Return the number of lines in which the word "chart" appears; add nothing else.

━━━ Collected data ━━━

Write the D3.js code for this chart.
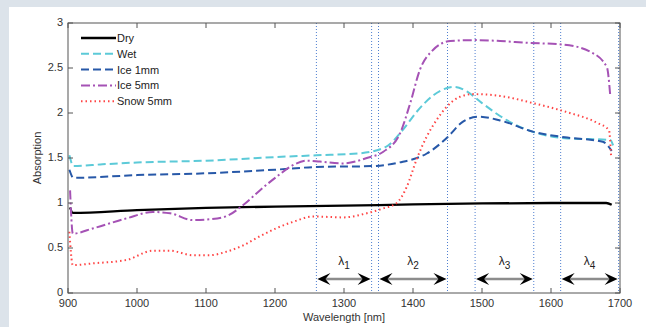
<!DOCTYPE html>
<html lang="en">
  <head>
    <meta charset="utf-8" />
    <script src="https://d3js.org/d3.v7.min.js"></script>
    <style>
      body { margin: 0; background: #dce3ea; }
      text { font-family: "Liberation Sans", Arial, sans-serif; }
    </style>
  </head>
  <body>
    <div id="chart"></div>
    <script>
      // ---- data ----
      var dryX = [903, 907, 1000, 1100, 1200, 1300, 1400, 1500, 1600, 1680, 1688];
      var dryY = [0.95, 0.89, 0.92, 0.945, 0.96, 0.97, 0.985, 0.995, 1.0, 1.0, 0.98];

      var wetX = [902, 908, 950, 1000, 1100, 1200, 1260, 1320, 1360, 1385, 1405, 1430, 1460, 1478, 1500, 1536, 1574, 1620, 1686, 1690];
      var wetY = [1.53, 1.41, 1.43, 1.45, 1.47, 1.51, 1.53, 1.55, 1.62, 1.81, 2.01, 2.2, 2.29, 2.24, 2.11, 1.92, 1.79, 1.72, 1.7, 1.64];

      var ice1X = [902, 908, 1000, 1100, 1200, 1260, 1340, 1380, 1420, 1450, 1470, 1495, 1525, 1575, 1620, 1675, 1688];
      var ice1Y = [1.37, 1.28, 1.31, 1.33, 1.37, 1.4, 1.41, 1.45, 1.55, 1.73, 1.89, 1.96, 1.92, 1.79, 1.73, 1.68, 1.58];

      var ice5X = [903, 907, 937, 985, 1023, 1048, 1081, 1106, 1130, 1154, 1178, 1202, 1226, 1246, 1265, 1299, 1333, 1357, 1381, 1396, 1410, 1429, 1454, 1492, 1526, 1565, 1618, 1657, 1681, 1686];
      var ice5Y = [1.14, 0.66, 0.72, 0.83, 0.9, 0.886, 0.81, 0.82, 0.855, 0.978, 1.14, 1.29, 1.42, 1.47, 1.46, 1.44, 1.5, 1.57, 1.77, 2.11, 2.48, 2.7, 2.8, 2.81, 2.8, 2.78, 2.76, 2.68, 2.51, 2.18];

      var snowX = [902, 907, 937, 985, 1023, 1048, 1081, 1106, 1130, 1154, 1178, 1202, 1226, 1255, 1299, 1333, 1357, 1376, 1391, 1405, 1420, 1434, 1449, 1468, 1488, 1526, 1574, 1623, 1667, 1684, 1687];
      var snowY = [0.68, 0.31, 0.33, 0.367, 0.47, 0.47, 0.42, 0.42, 0.46, 0.53, 0.63, 0.72, 0.79, 0.85, 0.84, 0.886, 0.94, 0.997, 1.18, 1.48, 1.74, 1.92, 2.07, 2.18, 2.21, 2.19, 2.11, 2.01, 1.89, 1.81, 1.53];

      var seriesNames = ["Dry", "Wet", "Ice 1mm", "Ice 5mm", "Snow 5mm"];

      // wavelength bands (start, end)
      var bandStart = [1260, 1350, 1490, 1614];
      var bandEnd = [1340, 1450, 1575, 1698];
      var bandLabels = ["1", "2", "3", "4"];

      var xTicks = [900, 1000, 1100, 1200, 1300, 1400, 1500, 1600, 1700];
      var yTicks = [0, 0.5, 1, 1.5, 2, 2.5, 3];

      // ---- layout ----
      var W = 646, H = 327;
      var margin = { top: 23, right: 26, bottom: 34, left: 68 };
      var width = W - margin.left - margin.right,
        height = H - margin.top - margin.bottom;

      var svgRoot = d3.select("#chart").append("svg")
        .attr("width", W).attr("height", H);

      svgRoot.append("rect").attr("width", W).attr("height", H).attr("fill", "#dce3ea");
      svgRoot.append("rect").attr("x", 9).attr("y", 7)
        .attr("width", W - 9).attr("height", H - 7).attr("fill", "#ffffff");

      var svg = svgRoot.append("g")
        .attr("transform", "translate(" + margin.left + "," + margin.top + ")");

      var x = d3.scaleLinear().domain([900, 1700]).range([0, width]);
      var y = d3.scaleLinear().domain([0, 3]).range([height, 0]);

      // dotted band borders
      var edges = bandStart.concat(bandEnd);
      svg.append("g").selectAll("line").data(edges).enter().append("line")
        .attr("x1", d => x(d)).attr("x2", d => x(d))
        .attr("y1", 0).attr("y2", height)
        .attr("stroke", "#4f7fd0").attr("stroke-width", 1)
        .attr("stroke-dasharray", "1,2");

      // series
      var series = [
        { name: seriesNames[0], xs: dryX, ys: dryY, color: "#000000", dash: null, w: 2.3 },
        { name: seriesNames[1], xs: wetX, ys: wetY, color: "#5ccad8", dash: "8,4", w: 2 },
        { name: seriesNames[2], xs: ice1X, ys: ice1Y, color: "#2758a8", dash: "8,4", w: 2 },
        { name: seriesNames[3], xs: ice5X, ys: ice5Y, color: "#a552b5", dash: "9,3,2,3", w: 2 },
        { name: seriesNames[4], xs: snowX, ys: snowY, color: "#ff4545", dash: "1.5,3", w: 2 }
      ];

      var line = d3.line()
        .x(d => x(d[0])).y(d => y(d[1]))
        .curve(d3.curveMonotoneX);

      series.forEach(function (s) {
        var pts = s.xs.map((v, i) => [v, s.ys[i]]);
        svg.append("path").datum(pts)
          .attr("d", line)
          .attr("fill", "none")
          .attr("stroke", s.color)
          .attr("stroke-width", s.w)
          .attr("stroke-dasharray", s.dash);
      });

      // axes box with inward ticks (matlab style)
      var axisColor = "#555";
      svg.append("rect").attr("width", width).attr("height", height)
        .attr("fill", "none").attr("stroke", axisColor).attr("stroke-width", 1);

      var ticks = svg.append("g").attr("stroke", axisColor);
      xTicks.forEach(function (t) {
        ticks.append("line").attr("x1", x(t)).attr("x2", x(t)).attr("y1", height).attr("y2", height - 5);
        ticks.append("line").attr("x1", x(t)).attr("x2", x(t)).attr("y1", 0).attr("y2", 5);
      });
      yTicks.forEach(function (t) {
        ticks.append("line").attr("y1", y(t)).attr("y2", y(t)).attr("x1", 0).attr("x2", 5);
        ticks.append("line").attr("y1", y(t)).attr("y2", y(t)).attr("x1", width).attr("x2", width - 5);
      });

      svg.append("g").selectAll("text").data(xTicks).enter().append("text")
        .attr("x", d => x(d)).attr("y", height + 14)
        .attr("text-anchor", "middle").attr("font-size", 11).attr("fill", "#333")
        .text(d => d);
      svg.append("g").selectAll("text").data(yTicks).enter().append("text")
        .attr("x", -5).attr("y", d => y(d) + 3)
        .attr("text-anchor", "end").attr("font-size", 11).attr("fill", "#333")
        .text(d => d);

      // axis titles
      svg.append("text").attr("x", width / 2).attr("y", height + 28)
        .attr("text-anchor", "middle").attr("font-size", 11).attr("fill", "#333")
        .text("Wavelength [nm]");
      svg.append("text")
        .attr("transform", "translate(-27," + height / 2 + ") rotate(-90)")
        .attr("text-anchor", "middle").attr("font-size", 11).attr("fill", "#333")
        .text("Absorption");

      // band arrows
      var arrowY = y(0.155);
      function head(px, dir) {
        // concave arrowhead pointing in dir (+1 right, -1 left)
        var L = 13, h = 6;
        return "M" + px + "," + arrowY +
          " L" + (px - dir * L) + "," + (arrowY - h) +
          " L" + (px - dir * (L - 5)) + "," + arrowY +
          " L" + (px - dir * L) + "," + (arrowY + h) + " Z";
      }
      var bands = svg.append("g");
      bandStart.forEach(function (b, i) {
        var x0 = x(b) + 1, x1 = x(bandEnd[i]) - 1;
        bands.append("line").attr("x1", x0 + 6).attr("x2", x1 - 6)
          .attr("y1", arrowY).attr("y2", arrowY)
          .attr("stroke", "#8c8c8c").attr("stroke-width", 2.5);
        bands.append("path").attr("d", head(x0, -1)).attr("fill", "#000");
        bands.append("path").attr("d", head(x1, 1)).attr("fill", "#000");
        var lbl = bands.append("text")
          .attr("x", (x0 + x1) / 2).attr("y", y(0.31))
          .attr("text-anchor", "middle").attr("font-size", 12).attr("fill", "#222");
        lbl.append("tspan").text("\u03bb");
        lbl.append("tspan").attr("dy", 4).attr("font-size", 10).text(bandLabels[i]);
      });

      // legend
      var legend = svg.append("g").attr("transform", "translate(13,15)");
      series.forEach(function (s, i) {
        var g = legend.append("g").attr("transform", "translate(0," + i * 15.8 + ")");
        g.append("line").attr("x1", 0).attr("x2", 35).attr("y1", 0).attr("y2", 0)
          .attr("stroke", s.color).attr("stroke-width", s.w)
          .attr("stroke-dasharray", s.dash);
        g.append("text").attr("x", 36).attr("y", 4)
          .attr("font-size", 11).attr("fill", "#222").text(s.name);
      });
    </script>
  </body>
</html>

━━━

§ **Solution to this task**: 3